À Saint-Sébastien, on supporte la Real Sociedad et personne d’autre. Le club ne cache pas sa fierté quant à ses racines basques. Le derby de la région face à l’Athletic Club est un rendez-vous incontournable aux yeux des supporters. Les joueurs de la Real sont surnommés les txuri-urdin, ou «bleu-blanc» en basque, en référence aux couleurs de l’équipe tirées du drapeau de Saint-Sébastien. Son centre de formation a toujours été cajolé au sein du club. Au milieu du XXe siècle, il fallait être Basque pour jouer à la Real, qui a progressivement adouci sa politique pour s’en détacher totalement aujourd’hui.

Vitesse, mouvement et agressivité : voilà quelques-uns des ingrédients qu’on trouve dans le bureau de l’entraîneur, Imanol Alguacil, pour concocter le cocktail explosif qu’est la Real Sociedad en Espagne. L’équipe basque a toujours fini dans le top 6 de son championnat depuis 2020. Elle aime avoir le ballon et sait en prendre soin. Sa qualité technique lui permet de suivre l’intensité propre à la Ligue des champions. Les statistiques avancées soulignent aussi sa forte propension à presser très haut, pour asphyxier son adversaire. «Il faut souligner notre personnalité», brandissait Alguacil après le match nul chez l’Inter Milan le 12 décembre dernier (0-0).

Plus souvent aperçue en Ligue Europa, la Real Sociedad va jouer ses premiers 8es de finale de Ligue des champions depuis la saison 2003-04. À l’époque, elle avait rendu les armes face à l’Olympique Lyonnais de Coupet, Essien et Juninho, victorieux à l’aller et au retour (0-1, 1-0). Elle n’a rejoué l’Europe que dix ans plus tard, avec un barrage de C1 contre… Lyon, où Antoine Griezmann s’était illustré d’un but sur un retourné acrobatique. Défier le PSG en février n’aura donc rien d’anodin pour les Basques. «Je ressens du bonheur, de l’émotion», a confié Mikel Oyarzabal après avoir assuré la 1re place du groupe D.

La Real Sociedad ne manque pas de bons petits footballeurs, du milieu Mikel Merino au capitaine Mikel Oyarzabal, 322 matches au club. Mais la sensation, dans cet effectif au fort accent espagnol, c’est Takefusa Kubo. Passé par le Barça entre 10 et 14 ans, le gaucher en est ressorti avec le surnom de «Messi japonais», ce qui donne une idée de ses facilités balle au pied. Recruté par le Real Madrid en 2019, il a multiplié les prêts jusqu’à être vendu aux Txuri-urdin en 2022.

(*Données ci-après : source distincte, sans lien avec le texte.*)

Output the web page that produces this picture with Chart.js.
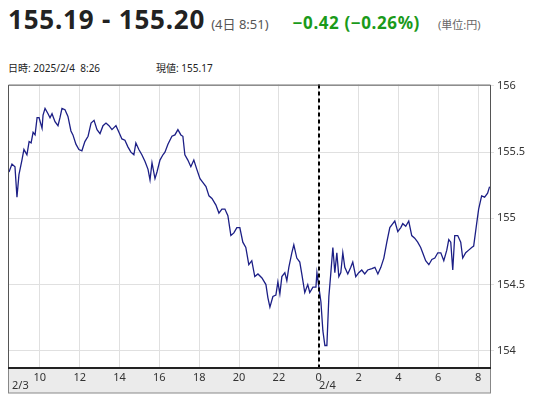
<!DOCTYPE html>
<html>
<head>
<meta charset="utf-8">
<script src="https://cdn.jsdelivr.net/npm/chart.js@4"></script>
<style>
  body { margin: 0; width: 540px; height: 400px; background: #fff; font-family: "Noto Sans", "Noto Sans CJK JP", sans-serif; position: relative; overflow: hidden; }
  #head { position: absolute; left: 8px; top: 1px; white-space: nowrap; }
  #price { font-size: 26px; font-weight: bold; color: #222; letter-spacing: 0.8px; }
  #when { font-size: 13px; color: #555; margin-left: 6px; }
  #chg { font-size: 17px; font-weight: bold; color: #1a9a1a; margin-left: 24px; letter-spacing: 0.6px; }
  #unit { font-size: 11px; color: #666; margin-left: 18px; }
  #info { position: absolute; left: 8px; top: 60px; font-size: 10px; color: #222; }
  #info span { margin-right: 56px; }
  #wrap { position: absolute; left: 0; top: 75px; width: 540px; height: 325px; }
</style>
</head>
<body>
<div id="head"><span id="price">155.19 - 155.20</span><span id="when">(4日 8:51)</span><span id="chg">−0.42 (−0.26%)</span><span id="unit">(単位:円)</span></div>
<div id="info"><span>日時: 2025/2/4&nbsp; 8:26</span><span>現値: 155.17</span></div>
<div id="wrap"><canvas id="c"></canvas></div>
<script>
// hours since 2/3 0:00
const hours = [8.45,8.60,8.75,8.85,8.95,9.10,9.20,9.35,9.46,9.56,9.66,9.76,9.86,9.96,10.11,10.16,10.26,10.41,10.51,10.61,10.76,10.91,11.01,11.11,11.26,11.41,11.56,11.66,11.81,11.96,12.11,12.26,12.42,12.57,12.72,12.87,13.02,13.17,13.32,13.47,13.62,13.82,13.97,14.12,14.27,14.42,14.57,14.72,14.82,14.97,15.12,15.28,15.43,15.53,15.63,15.78,15.88,16.03,16.18,16.28,16.43,16.63,16.78,16.93,17.08,17.18,17.28,17.43,17.58,17.73,17.88,18.04,18.19,18.34,18.49,18.64,18.84,18.99,19.14,19.29,19.44,19.59,19.74,19.89,20.04,20.19,20.34,20.49,20.64,20.79,20.95,21.15,21.35,21.45,21.55,21.70,21.85,21.95,22.05,22.15,22.30,22.40,22.50,22.65,22.75,22.90,23.05,23.15,23.30,23.45,23.55,23.71,23.86,23.91,24.01,24.11,24.21,24.31,24.41,24.51,24.61,24.71,24.81,24.91,25.01,25.11,25.21,25.31,25.46,25.61,25.71,25.86,26.01,26.16,26.31,26.46,26.67,26.82,26.97,27.12,27.27,27.42,27.57,27.72,27.82,27.97,28.12,28.22,28.37,28.52,28.67,28.82,28.97,29.12,29.22,29.37,29.53,29.68,29.83,29.98,30.13,30.28,30.43,30.53,30.63,30.73,30.83,30.98,31.13,31.23,31.38,31.53,31.68,31.78,31.93,32.03,32.18,32.33,32.48,32.58];
const rates = [155.35,155.41,155.39,155.16,155.33,155.44,155.52,155.48,155.58,155.57,155.65,155.63,155.76,155.76,155.68,155.78,155.83,155.79,155.76,155.79,155.73,155.70,155.76,155.83,155.82,155.77,155.66,155.63,155.56,155.52,155.51,155.58,155.62,155.72,155.74,155.67,155.64,155.70,155.72,155.70,155.67,155.70,155.65,155.60,155.59,155.54,155.50,155.48,155.57,155.52,155.48,155.43,155.37,155.29,155.42,155.30,155.35,155.44,155.48,155.50,155.56,155.62,155.63,155.67,155.63,155.62,155.48,155.44,155.39,155.44,155.37,155.30,155.27,155.24,155.17,155.15,155.10,155.04,155.07,155.07,155.02,154.87,154.89,154.93,154.93,154.82,154.78,154.65,154.68,154.56,154.58,154.55,154.50,154.40,154.33,154.41,154.42,154.52,154.43,154.56,154.59,154.53,154.63,154.74,154.80,154.70,154.67,154.58,154.44,154.50,154.44,154.48,154.48,154.59,154.48,154.37,154.15,154.04,154.04,154.41,154.59,154.78,154.59,154.74,154.56,154.59,154.74,154.63,154.58,154.63,154.67,154.56,154.59,154.61,154.58,154.61,154.62,154.63,154.58,154.63,154.70,154.82,154.93,154.96,154.98,154.90,154.93,154.96,154.94,154.98,154.87,154.85,154.82,154.78,154.74,154.68,154.65,154.69,154.70,154.74,154.74,154.68,154.76,154.84,154.82,154.61,154.87,154.87,154.82,154.70,154.74,154.76,154.78,154.79,154.96,155.07,155.17,155.16,155.19,155.24];
const xTicks = [10,12,14,16,18,20,22,24,26,28,30,32];
const yTicks = [154,154.5,155,155.5,156];
const dayLabels = [{h: 8.4, text: '2/3'}, {h: 24, text: '2/4'}];

const frame = {
  id: 'frame',
  beforeDraw(chart) {
    const {ctx, chartArea: a} = chart;
    ctx.save();
    ctx.fillStyle = '#ebebeb';
    ctx.fillRect(a.left, a.bottom, a.right - a.left, 25);
    ctx.strokeStyle = '#888';
    ctx.lineWidth = 1;
    ctx.strokeRect(a.left + 0.5, a.bottom, a.right - a.left, 25);
    ctx.restore();
  },
  afterDatasetsDraw(chart) {
    const {ctx, chartArea: a, scales: {x}} = chart;
    ctx.save();
    const zx = Math.round(x.getPixelForValue(24));
    ctx.strokeStyle = '#000';
    ctx.lineWidth = 2;
    ctx.setLineDash([4, 3]);
    ctx.beginPath(); ctx.moveTo(zx, a.top); ctx.lineTo(zx, a.bottom); ctx.stroke();
    ctx.setLineDash([]);
    ctx.lineWidth = 1;
    ctx.strokeStyle = '#555';
    ctx.beginPath();
    ctx.moveTo(a.left + 0.5, a.bottom); ctx.lineTo(a.left + 0.5, a.top + 0.5);
    ctx.lineTo(a.right + 0.5, a.top + 0.5); ctx.lineTo(a.right + 0.5, a.bottom);
    ctx.stroke();
    ctx.lineWidth = 2;
    ctx.strokeStyle = '#222';
    ctx.beginPath(); ctx.moveTo(a.left, a.bottom); ctx.lineTo(a.right + 1, a.bottom); ctx.stroke();
    ctx.fillStyle = '#333';
    ctx.font = '11px "Noto Sans", sans-serif';
    ctx.textBaseline = 'middle';
    dayLabels.forEach(d => {
      const px = d.h === 24 ? zx : a.left + 4;
      ctx.fillText(d.text, px, a.bottom + 18);
    });
    ctx.restore();
  }
};

new Chart(document.getElementById('c'), {
  type: 'line',
  data: {
    datasets: [{
      data: hours.map((h, i) => ({x: h, y: rates[i]})),
      borderColor: '#1c1f86',
      borderWidth: 1.3,
      pointRadius: 0,
      tension: 0
    }]
  },
  options: {
    responsive: true,
    maintainAspectRatio: false,
    animation: false,
    layout: {padding: {left: 8, top: 5, right: 0, bottom: 0}},
    plugins: {legend: {display: false}, tooltip: {enabled: false}},
    scales: {
      x: {
        type: 'linear', min: 8.4, max: 32.6,
        afterBuildTicks: s => { s.ticks = xTicks.map(v => ({value: v})); },
        afterFit: s => { s.height = 32; },
        grid: {color: '#e0e0e0', drawTicks: false},
        border: {display: false},
        ticks: {
          padding: 3, maxRotation: 0, color: '#333',
          font: {size: 11, family: '"Noto Sans", sans-serif'},
          callback: v => String(v % 24)
        }
      },
      y: {
        position: 'right', min: 153.87, max: 156.01,
        afterBuildTicks: s => { s.ticks = yTicks.map(v => ({value: v})); },
        afterFit: s => { s.width = 50; },
        grid: {color: '#e0e0e0', tickLength: 4},
        border: {display: false},
        ticks: {
          padding: 3, color: '#333',
          font: {size: 11, family: '"Noto Sans", sans-serif'},
          callback: v => String(v)
        }
      }
    }
  },
  plugins: [frame]
});
</script>
</body>
</html>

À 22 ans, il s’est installé comme l’un des meilleurs joueurs de Liga, où il compte 6 buts et 3 passes décisives en 16 matches cette saison. «C’est un joueur de classe mondiale, avec le ballon mais aussi sans», a loué l’entraîneur barcelonais Xavi. Abonné au côté droit, capable de décrocher et porter le ballon, Kubo a tout du poison entre les lignes. Luis Enrique est prévenu.

Modeste joueur aux plus de 100 matches avec la Real Sociedad dans les années 1990, Imanol Alguacil est revenu dans «son» club en 2011, à 40 ans, pour y entraîner les équipes de jeunes. Il a depuis été adjoint puis N.1 de l’équipe B, puis intérimaire de l’équipe A avant d’y être maintenu en 2018. Basque pur jus, né dans le petit port de pêche d’Orio, il a gravi les échelons un par un, à l’image de son équipe, vainqueur de la Coupe d’Espagne 2020, son premier trophée depuis trois décennies.

«Il a toujours été sincère et direct, que ce soit pour dire des bonnes ou des mauvaises choses. Si tu ne joues pas, tu as besoin de savoir pourquoi, et Imanol te le dit», relatait son ancien joueur Alain Oyazrun auprès de Relevo en octobre dernier. Réputé proche de ses ouailles, Alguacil est l’entraîneur à la plus grande longévité à la Real depuis 40 ans, preuve de sa capacité à se réadapter et à maintenir l’équilibre dans un vestiaire. La presse catalane affirme que le FC Barcelone s’intéresse à lui depuis deux ans, et ne l’oublie pas au cas où les choses tourneraient mal avec Xavi. Que la Real se rassure, Alguacil ne va pas partir sans avoir dirigé son groupe au Parc des Princes.